March 1, 2022|Written by Graham Caswell|Bank of Japan, European Central Bank

Growing price instability in European energy markets has highlighted the concerns of some investors over European Commission plans to include fossil gas in the EU sustainable finance taxonomy.

As Russia’s invasion of Ukraine continues and EU energy ministers call for the replacement of Russian fossil fuels with energy efficiencies and renewable alternatives, the classification of gas projects as a sustainable activity is being increasingly questioned.

Oil and fossil gas sales accounted for nearly 36% of the Russian Federation’s budget in 2021, totalling over €100bn.
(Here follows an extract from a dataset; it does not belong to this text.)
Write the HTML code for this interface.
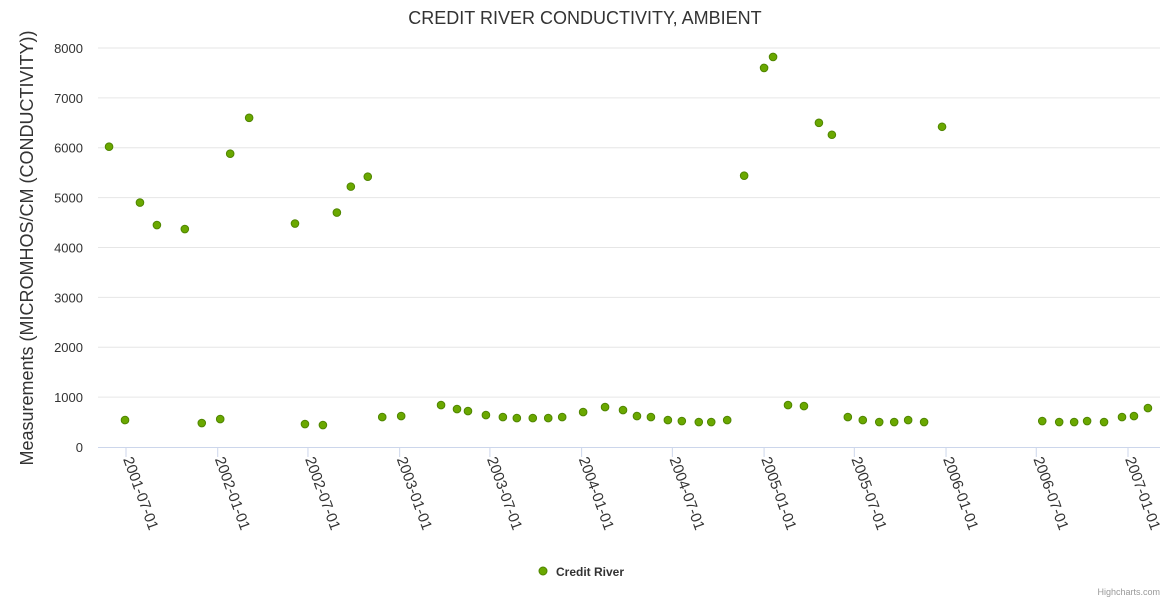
<!DOCTYPE html>
<html><head><meta charset="utf-8"><style>
body{margin:0;background:#fff;font-family:"Liberation Sans",sans-serif}
svg text{font-family:"Liberation Sans",sans-serif}
</style></head><body>
<svg id="chart" width="1170" height="600">
<text x="585" y="24" text-anchor="middle" font-size="18" fill="#333">CREDIT RIVER CONDUCTIVITY, AMBIENT</text>
<text transform="translate(33,248) rotate(-90)" text-anchor="middle" font-size="18" fill="#333">Measurements (MICROMHOS/CM (CONDUCTIVITY))</text>
<g id="grid"></g><g id="xaxis"></g><g id="pts"></g>
<g><circle cx="543" cy="571" r="4" fill="#6aa800" stroke="#4f8500"/><text x="556" y="576" font-size="12" font-weight="bold" fill="#333">Credit River</text></g>
<text x="1160" y="595" text-anchor="end" font-size="9" fill="#999">Highcharts.com</text>
</svg>
<script>
const dates=["2001-05-28","2001-06-29","2001-07-29","2001-09-01","2001-10-27","2001-11-30","2002-01-06","2002-01-26","2002-03-05","2002-06-05","2002-06-25","2002-07-31","2002-08-28","2002-09-25","2002-10-29","2002-11-27","2003-01-04","2003-03-25","2003-04-26","2003-05-18","2003-06-23","2003-07-27","2003-08-24","2003-09-25","2003-10-26","2003-11-23","2004-01-04","2004-02-17","2004-03-24","2004-04-21","2004-05-19","2004-06-22","2004-07-20","2004-08-23","2004-09-17","2004-10-19","2004-11-22","2005-01-01","2005-01-19","2005-02-18","2005-03-22","2005-04-21","2005-05-17","2005-06-18","2005-07-18","2005-08-20","2005-09-19","2005-10-17","2005-11-18","2005-12-24","2006-07-13","2006-08-16","2006-09-15","2006-10-11","2006-11-14","2006-12-20","2007-01-13","2007-02-10"];
const values=[6020,540,4900,4450,4370,480,560,5880,6600,4480,460,440,4700,5220,5420,600,620,840,760,720,640,600,580,580,580,600,700,800,740,620,600,540,520,500,500,540,5440,7600,7820,840,820,6500,6260,600,540,500,500,540,500,6420,520,500,500,520,500,600,620,780];
const yTicks=[0,1000,2000,3000,4000,5000,6000,7000,8000];
const xTicks=["2001-07-01","2002-01-01","2002-07-01","2003-01-01","2003-07-01","2004-01-01","2004-07-01","2005-01-01","2005-07-01","2006-01-01","2006-07-01","2007-01-01"];
const NS="http://www.w3.org/2000/svg";
const t0=Date.UTC(2001,6,1),DAY=86400000;
function d(s){const p=s.split('-');return Date.UTC(+p[0],p[1]-1,+p[2]);}
function X(s){return 126+(d(s)-t0)/DAY*0.4985;}
function Y(v){return 447-v*0.04988;}
function mk(tag,attrs,parent){const e=document.createElementNS(NS,tag);for(const k in attrs)e.setAttribute(k,attrs[k]);parent.appendChild(e);return e;}
const grid=document.getElementById('grid');
yTicks.forEach(v=>{
  if(v>0){const l=mk('line',{x1:98,x2:1160,y1:Y(v),y2:Y(v),stroke:'#e6e6e6'},grid);
  
  }
  const t=mk('text',{x:83,y:Y(v)+5,'text-anchor':'end','font-size':13,fill:'#333'},grid);
  t.textContent=v;
  
  
});
const xa=document.getElementById('xaxis');
const ax=mk('line',{x1:98,x2:1160,y1:447.5,y2:447.5,stroke:'#ccd6eb'},xa);


xTicks.forEach(s=>{
  const x=X(s);
  const tk=mk('line',{x1:x,x2:x,y1:447,y2:457,stroke:'#ccd6eb'},xa);
  
  
  const t=mk('text',{transform:`translate(${x-3},${459}) rotate(70)`,'font-size':15,fill:'#333'},xa);
  t.textContent=s;
  
  
});
const pts=document.getElementById('pts');
dates.forEach((s,i)=>{
  const c=mk('circle',{cx:X(s),cy:Y(values[i]),r:3.8,fill:'#6aa800',stroke:'#4f8500','stroke-width':1},pts);
  
  
});
</script>
</body></html>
Russia supplies around 40% of Europe’s demand for gas.

Investor groups have criticised the Commission’s plan to label fossil gas projects as green, saying that it undermines the taxonomy’s purpose of promoting climate-friendly activities. “It is disappointing that natural gas has been included within the scope of the taxonomy,” said Stephanie Pfeifer, CEO of the Institutional Investors Group on Climate Change.

“The taxonomy – which is meant to be the cornerstone of the EU’s sustainable finance agenda – now risks undermining a credible pathway to net zero,” said Stephanie Pfeifer the CEO of IIGCC, whose members manage €50tn worth of assets.

The inclusion of fossil gas in the EU’s guide to green investments has also been criticised by sustainable investment network Eurosif. “The inclusion of gas and nuclear undermines the credibility of the EU taxonomy,” the industry group said in a press statement issued last month. “This decision will adversely impact both the credibility and usefulness of the framework for sustainable investors, thereby hampering the very objectives of the EU Green Deal it is seeking to support.”

The European Central Bank (ECB) has called the EU taxonomy “an important tool” to redirect investments towards environmental sustainability, but the inclusion of fossil gas has implications for the central bank’s efforts to green its monetary policy in line with its climate action plan.

A preview of the potential problems it presents comes from the Bank of Japan’s pioneering green financing facility. Intended to provide zero-interest financing to lenders supporting action to address climate change, the first auctions were held in January, when US$17.9bn in new loans were disbursed. However, documentation from electricity utility Jera and from Tokyo Gas shows that some of that funding is already being directed towards fossil fuel projects.

Similar ‘transition washing’ – when the impact or legitimacy of net-zero projects is overstated – is likely in Europe if plans to label fossil gas investments as green go ahead.